--- begin The data ---
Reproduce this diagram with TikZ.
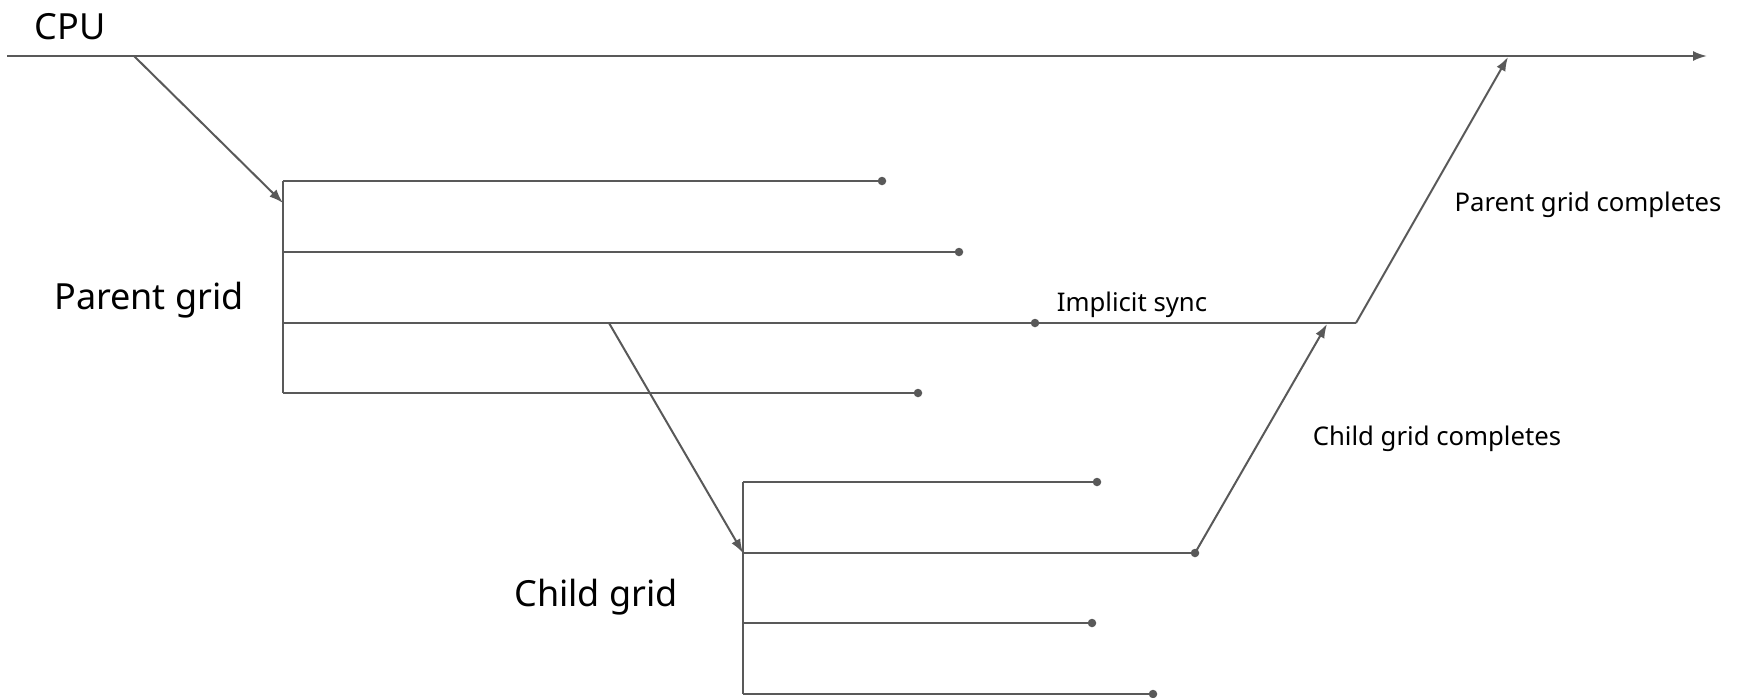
--- end The data ---
--- begin The data ---
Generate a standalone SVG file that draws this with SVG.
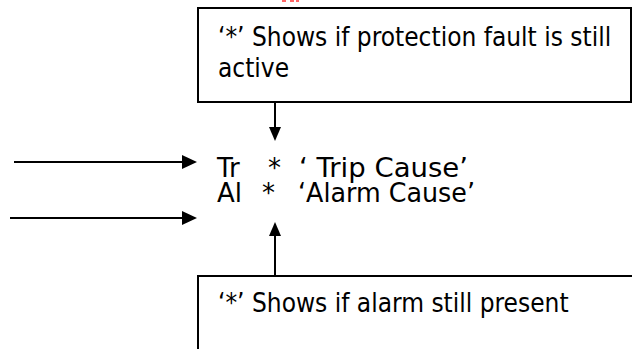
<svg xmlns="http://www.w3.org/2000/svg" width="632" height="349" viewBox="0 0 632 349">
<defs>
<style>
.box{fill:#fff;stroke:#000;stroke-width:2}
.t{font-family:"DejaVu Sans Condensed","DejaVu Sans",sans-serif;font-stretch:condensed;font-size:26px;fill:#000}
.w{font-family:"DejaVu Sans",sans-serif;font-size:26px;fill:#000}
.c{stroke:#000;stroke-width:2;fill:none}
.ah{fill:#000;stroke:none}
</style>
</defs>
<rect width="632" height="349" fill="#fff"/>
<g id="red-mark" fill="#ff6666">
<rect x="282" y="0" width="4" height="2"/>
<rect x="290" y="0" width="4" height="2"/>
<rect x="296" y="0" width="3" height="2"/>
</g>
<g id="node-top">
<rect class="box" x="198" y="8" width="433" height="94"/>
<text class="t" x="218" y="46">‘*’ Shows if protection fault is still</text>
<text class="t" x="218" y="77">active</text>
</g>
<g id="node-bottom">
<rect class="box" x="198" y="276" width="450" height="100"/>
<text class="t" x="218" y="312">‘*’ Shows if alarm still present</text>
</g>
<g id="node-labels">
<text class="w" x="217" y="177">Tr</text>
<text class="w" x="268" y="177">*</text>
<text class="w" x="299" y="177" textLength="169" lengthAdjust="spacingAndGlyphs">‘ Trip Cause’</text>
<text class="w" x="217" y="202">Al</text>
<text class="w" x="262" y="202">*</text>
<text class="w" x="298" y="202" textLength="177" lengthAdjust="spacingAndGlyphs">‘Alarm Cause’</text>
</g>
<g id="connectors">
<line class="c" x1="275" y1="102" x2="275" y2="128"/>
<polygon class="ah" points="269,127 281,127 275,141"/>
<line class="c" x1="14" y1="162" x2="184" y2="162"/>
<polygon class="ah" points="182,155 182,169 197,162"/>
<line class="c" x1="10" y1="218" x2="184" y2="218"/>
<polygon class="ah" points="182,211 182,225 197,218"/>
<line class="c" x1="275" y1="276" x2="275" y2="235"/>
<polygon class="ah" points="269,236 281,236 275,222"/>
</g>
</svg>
--- end The data ---
## What is being asked
Look through the entries above and list every line containing "with".

## Problem solution
Reproduce this diagram with TikZ.
Generate a standalone SVG file that draws this with SVG.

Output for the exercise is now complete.